One positive change Brooks has noticed is the reappearance of osprey at the marsh. Heavily impacted by DDT, the species had faded from the area but started to crawl back over the last four to five years. A mating pair has taken up residence in the eastern portion of the marsh and is doing well, Brooks said.
He finished with a warning, however. Climate change skeptics like to bring up estimates that were proved wrong, Brooks said. That fosters doubt. But in most cases, the predictions were wrong because they were under-estimates. “Things are happening faster than we thought,” he said. “This is an issue we really need to tackle now. We may think we have 20 years when we really only have 10.”
Island Fish ‘Tropicalization’
It’s out at the western Channel Islands — Santa Rosa and San Miguel, specifically — where the “really massive” fish turnover is taking place, says UCSB’s Jenn Caselle. Historically, the waters around Santa Rosa and San Miguel were cooler than those surrounding Santa Cruz and Anacapa to the east. They were populated by dark-colored, cold-loving rockfish, señorita, and blacksmith that made their homes and hunting grounds among thick kelp forests.
Now, the observers say, with the higher temperatures, those western islands are starting to look a lot more like their eastern cousins, as warmer-water species like the richly colored garibaldi, sheepshead, and kelp bass move in. They haven’t pushed out the others, but as time goes on, researchers say, the losses of colder-water species are going to outpace the gains of warmer-water varieties. The process is called “tropicalization.” Kelp, which likes a cooler climate and has already been weakened by the warming, is also now being mowed down by runaway urchins.
Researchers say the losses of colder-water species are going to outpace the gains of warmer-water varieties.

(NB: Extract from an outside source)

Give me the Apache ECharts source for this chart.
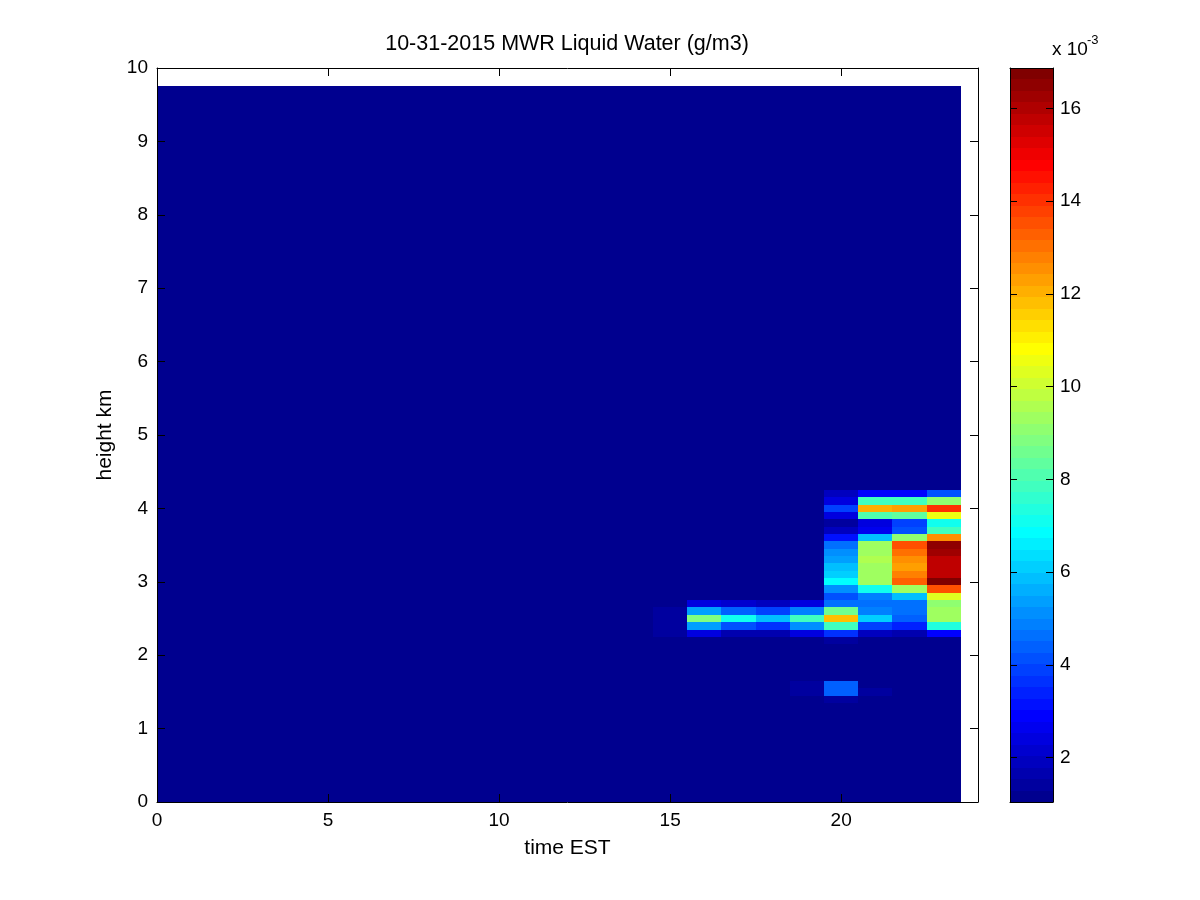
<!DOCTYPE html>
<html><head><meta charset="utf-8">
<script src="https://cdn.jsdelivr.net/npm/echarts@6/dist/echarts.min.js"></script>
<style>html,body{margin:0;padding:0;background:#fff}#chart{width:1200px;height:900px}</style>
</head><body><div id="chart"></div>
<script>
// ---------------- data ----------------
const times = [0,1,2,3,4,5,6,7,8,9,10,11,12,13,14,15,16,17,18,19,20,21,22,23]; // hours EST (column centres)
const heights = [0.0,0.1,0.2,0.3,0.4,0.5,0.6,0.7,0.8,0.9,1.0,1.1,1.2,1.3,1.4,1.5,1.6,1.7,1.8,1.9,
  2.0,2.1,2.2,2.3,2.4,2.5,2.6,2.7,2.8,2.9,3.0,3.1,3.2,3.3,3.4,3.5,3.6,3.7,3.8,3.9,
  4.0,4.1,4.2,4.3,4.4,4.5,4.6,4.7,4.8,4.9,5.0,5.1,5.2,5.3,5.4,5.5,5.6,5.7,5.8,5.9,
  6.0,6.1,6.2,6.3,6.4,6.5,6.6,6.7,6.8,6.9,7.0,7.1,7.2,7.3,7.4,7.5,7.6,7.7,7.8,7.9,
  8.0,8.1,8.2,8.3,8.4,8.5,8.6,8.7,8.8,8.9,9.0,9.1,9.2,9.3,9.4,9.5,9.6,9.7]; // km
const backgroundValue = 1.04; // x 10^-3 g/m3, everywhere outside the cloud
// cloud region, heights from top to bottom
const detailHeights = [4.3,4.2,4.1,4.0,3.9,3.8,3.7,3.6,3.5,3.4,3.3,3.2,3.1,3.0,2.9,2.8,2.7,2.6,2.5,2.4,2.3,2.2,2.1,2.0,1.9,1.8,1.7,1.6,1.5,1.4,1.3];
const B = backgroundValue;
const col15 = [B,B,B,B,B,B,B,B,B,B,B,B,B,B,B,B,B,1.3,1.3,1.3,1.3,B,B,B,B,B,B,B,B,B,B];
const col16 = [B,B,B,B,B,B,B,B,B,B,B,B,B,B,B,B,2.40,5.37,8.84,5.37,2.40,B,B,B,B,B,B,B,B,B,B];
const col17 = [B,B,B,B,B,B,B,B,B,B,B,B,B,B,B,B,2.15,4.38,7.0,4.13,1.78,B,B,B,B,B,B,B,B,B,B];
const col18 = [B,B,B,B,B,B,B,B,B,B,B,B,B,B,B,B,1.91,3.88,5.86,3.64,1.66,B,B,B,B,B,B,B,B,B,B];
const col19 = [B,B,B,B,B,B,B,B,B,B,B,B,B,B,B,B,2.40,4.87,7.84,5.12,2.40,B,B,B,B,B,B,1.5,1.3,B,B];
const col20 = [B,1.95,2.52,3.88,2.52,1.41,2.0,3.14,4.63,5.12,5.37,5.74,6.11,6.85,5.12,4.13,4.6,8.59,11.8,7.84,3.7,1.3,B,B,B,B,B,4.38,4.38,1.5,B];
const col21 = [B,2.89,7.84,12.05,8.09,2.40,2.65,5.86,9.33,9.33,9.45,9.33,9.33,9.33,7.1,4.87,4.63,4.9,6.11,3.88,1.91,B,B,B,B,B,B,B,1.3,B,B];
const col22 = [B,2.89,7.84,12.29,8.34,3.88,4.13,9.08,13.53,13.03,12.54,12.29,12.79,13.28,9.33,5.86,4.63,4.63,4.38,3.39,1.66,B,B,B,B,B,B,B,B,B,B];
const col23 = [B,4.13,9.08,14.02,10.57,7.10,7.84,12.54,16.6,16.29,15.8,15.67,15.8,16.87,13.53,10.32,9.08,9.33,9.33,7.35,2.95,B,B,B,B,B,B,B,B,B,B];
const detailColumns = {15: col15, 16: col16, 17: col17, 18: col18, 19: col19, 20: col20, 21: col21, 22: col22, 23: col23};
const xTickValues = [0,5,10,15,20];
const yTickValues = [0,1,2,3,4,5,6,7,8,9,10];
const colorbarTickValues = [2,4,6,8,10,12,14,16];
const colorMin = 1.04, colorMax = 16.87;

// ---------------- helpers ----------------
function jetRGB(j) { // MATLAB jet(64), j = 1..64
  const u = i => (i < 1 || i > 47) ? 0 : (i <= 16 ? i / 16 : (i <= 31 ? 1 : (48 - i) / 16));
  const c = x => Math.round(x * 255);
  return 'rgb(' + c(u(j - 24)) + ',' + c(u(j - 8)) + ',' + c(u(j + 8)) + ')';
}
function colorFor(v) {
  let j = Math.floor((v - colorMin) / (colorMax - colorMin) * 64) + 1;
  j = Math.max(1, Math.min(64, j));
  return jetRGB(j);
}
function lookup(t, h) {
  const col = detailColumns[t];
  if (!col) return backgroundValue;
  const idx = detailHeights.findIndex(d => Math.abs(d - h) < 1e-6);
  return idx < 0 ? backgroundValue : col[idx];
}
function edges(centres) {
  const e = [Math.max(0, centres[0] - (centres[1] - centres[0]) / 2)];
  for (let i = 0; i < centres.length - 1; i++) e.push((centres[i] + centres[i + 1]) / 2);
  e.push(centres[centres.length - 1] + (centres[centres.length - 1] - centres[centres.length - 2]) / 2);
  return e;
}
const tEdges = edges(times), hEdges = edges(heights);
const cells = [];
for (let i = 0; i < times.length; i++) {
  for (let j = 0; j < heights.length; j++) {
    cells.push([tEdges[i], tEdges[i + 1], hEdges[j], hEdges[j + 1], lookup(times[i], heights[j])]);
  }
}
const bands = [];
for (let k = 1; k <= 64; k++) {
  bands.push([colorMin + (k - 1) * (colorMax - colorMin) / 64, colorMin + k * (colorMax - colorMin) / 64, k]);
}

// ---------------- chart ----------------
const FONT = 'Liberation Sans, Arial, sans-serif';
const FS = 19;   // tick labels
const LFS = 21;  // axis labels
const TFS = 21.5; // title
const chart = echarts.init(document.getElementById('chart'), null, {renderer: 'canvas'});
const axisCommon = {
  axisLine: {show: true, onZero: false, lineStyle: {color: '#000', width: 1}},
  splitLine: {show: false},
  z: 5
};
chart.setOption({
  animation: false,
  backgroundColor: '#fff',
  grid: [
    {left: 157, top: 68, width: 821, height: 734, containLabel: false},
    {left: 1010, top: 68, width: 43, height: 734, containLabel: false}
  ],
  xAxis: [
    Object.assign({}, axisCommon, {type: 'value', gridIndex: 0, position: 'bottom', min: 0, max: 24,
      axisTick: {show: true, inside: true, length: 8, customValues: xTickValues, lineStyle: {color: '#000'}},
      axisLabel: {show: true, customValues: xTickValues, color: '#000', fontFamily: FONT, fontSize: FS, margin: 9},
      name: 'time EST', nameLocation: 'middle', nameGap: 36,
      nameTextStyle: {color: '#000', fontFamily: FONT, fontSize: LFS}}),
    Object.assign({}, axisCommon, {type: 'value', gridIndex: 0, position: 'top', min: 0, max: 24,
      axisTick: {show: true, inside: true, length: 8, customValues: xTickValues, lineStyle: {color: '#000'}},
      axisLabel: {show: false}}),
    Object.assign({}, axisCommon, {type: 'value', gridIndex: 1, position: 'bottom', min: 0, max: 1,
      axisTick: {show: false}, axisLabel: {show: false}}),
    Object.assign({}, axisCommon, {type: 'value', gridIndex: 1, position: 'top', min: 0, max: 1,
      axisTick: {show: false}, axisLabel: {show: false}})
  ],
  yAxis: [
    Object.assign({}, axisCommon, {type: 'value', gridIndex: 0, position: 'left', min: 0, max: 10, interval: 1,
      axisTick: {show: true, inside: true, length: 8, lineStyle: {color: '#000'}},
      axisLabel: {show: true, color: '#000', fontFamily: FONT, fontSize: FS, margin: 9},
      name: 'height km', nameLocation: 'middle', nameGap: 39, nameRotate: 90,
      nameTextStyle: {color: '#000', fontFamily: FONT, fontSize: LFS}}),
    Object.assign({}, axisCommon, {type: 'value', gridIndex: 0, position: 'right', min: 0, max: 10, interval: 1,
      axisTick: {show: true, inside: true, length: 8, lineStyle: {color: '#000'}},
      axisLabel: {show: false}}),
    Object.assign({}, axisCommon, {type: 'value', gridIndex: 1, position: 'right', min: colorMin, max: colorMax,
      axisTick: {show: true, inside: true, length: 7, customValues: colorbarTickValues, lineStyle: {color: '#000'}},
      axisLabel: {show: true, customValues: colorbarTickValues, color: '#000', fontFamily: FONT, fontSize: FS, margin: 7}}),
    Object.assign({}, axisCommon, {type: 'value', gridIndex: 1, position: 'left', min: colorMin, max: colorMax,
      axisTick: {show: true, inside: true, length: 7, customValues: colorbarTickValues, lineStyle: {color: '#000'}},
      axisLabel: {show: false}})
  ],
  series: [
    {
      type: 'custom', xAxisIndex: 0, yAxisIndex: 0, z: 2,
      encode: {x: [0, 1], y: [2, 3]},
      data: cells,
      renderItem: function (params, api) {
        const p0 = api.coord([api.value(0), api.value(3)]);
        const p1 = api.coord([api.value(1), api.value(2)]);
        const l = Math.round(p0[0]), t = Math.round(p0[1]);
        const r = Math.round(p1[0]), b = Math.round(p1[1]);
        return {type: 'rect', shape: {x: l, y: t, width: r - l, height: b - t},
          style: {fill: colorFor(api.value(4)), stroke: null}};
      }
    },
    {
      type: 'custom', xAxisIndex: 2, yAxisIndex: 2, z: 2,
      encode: {y: [0, 1]},
      data: bands,
      renderItem: function (params, api) {
        const p0 = api.coord([0, api.value(1)]);
        const p1 = api.coord([1, api.value(0)]);
        const l = Math.round(p0[0]), t = Math.round(p0[1]);
        const r = Math.round(p1[0]), b = Math.round(p1[1]);
        return {type: 'rect', shape: {x: l, y: t, width: r - l, height: b - t},
          style: {fill: jetRGB(api.value(2)), stroke: null}};
      }
    }
  ],
  graphic: [
    {type: 'text', x: 567, y: 44, style: {text: '10-31-2015 MWR Liquid Water (g/m3)', fill: '#000',
      font: TFS + 'px ' + FONT, textAlign: 'center', textVerticalAlign: 'middle'}, z: 10},
    {type: 'text', x: 1052, y: 50, style: {text: 'x 10', fill: '#000', font: FS + 'px ' + FONT,
      textAlign: 'left', textVerticalAlign: 'middle'}, z: 10},
    {type: 'text', x: 1087, y: 40, style: {text: '-3', fill: '#000', font: '13px ' + FONT,
      textAlign: 'left', textVerticalAlign: 'middle'}, z: 10}
  ]
});
</script>
</body></html>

This doesn’t necessarily spell doom and gloom for the islands. As ecosystems naturally change over time, certain plants and animals may insert themselves into the food chain without much disruption when other species migrate or die. But if new conditions arrive too quickly or with too much force, like in the case of the Blob-El Niño event, it can throw the fragile equilibrium out of whack. That’s what happened when the warming trend replaced high-calorie plankton with low-value zooplankton, which hurt small feeder fish like smelt and anchovy. When their numbers took a nosedive, it left the offspring of sea lions and sea birds hungry and stranded on beaches. NOAA’s Ryan Freedman described it as a “food-change mismatch.”
Looking ahead, Freedman said, regulators need to start thinking about climate change as a much more significant factor in the monitoring and management of marine protected areas (MPAs). When MPAs were first being mapped out in the early 2000s, he said, “climate change wasn’t nearly as loud or as pressing of an issue.”
MPAs have done an incredible amount of good in helping regions depleted of life recover their biomass, Freedman emphasized. But now serious resources need to go into gathering good, quantified data on how these areas are impacted by — and how they may be able to protect the rest of the ocean from — the effects of a changing climate. “Getting that published and in the hands of the state — that’s the next big effort,” he said.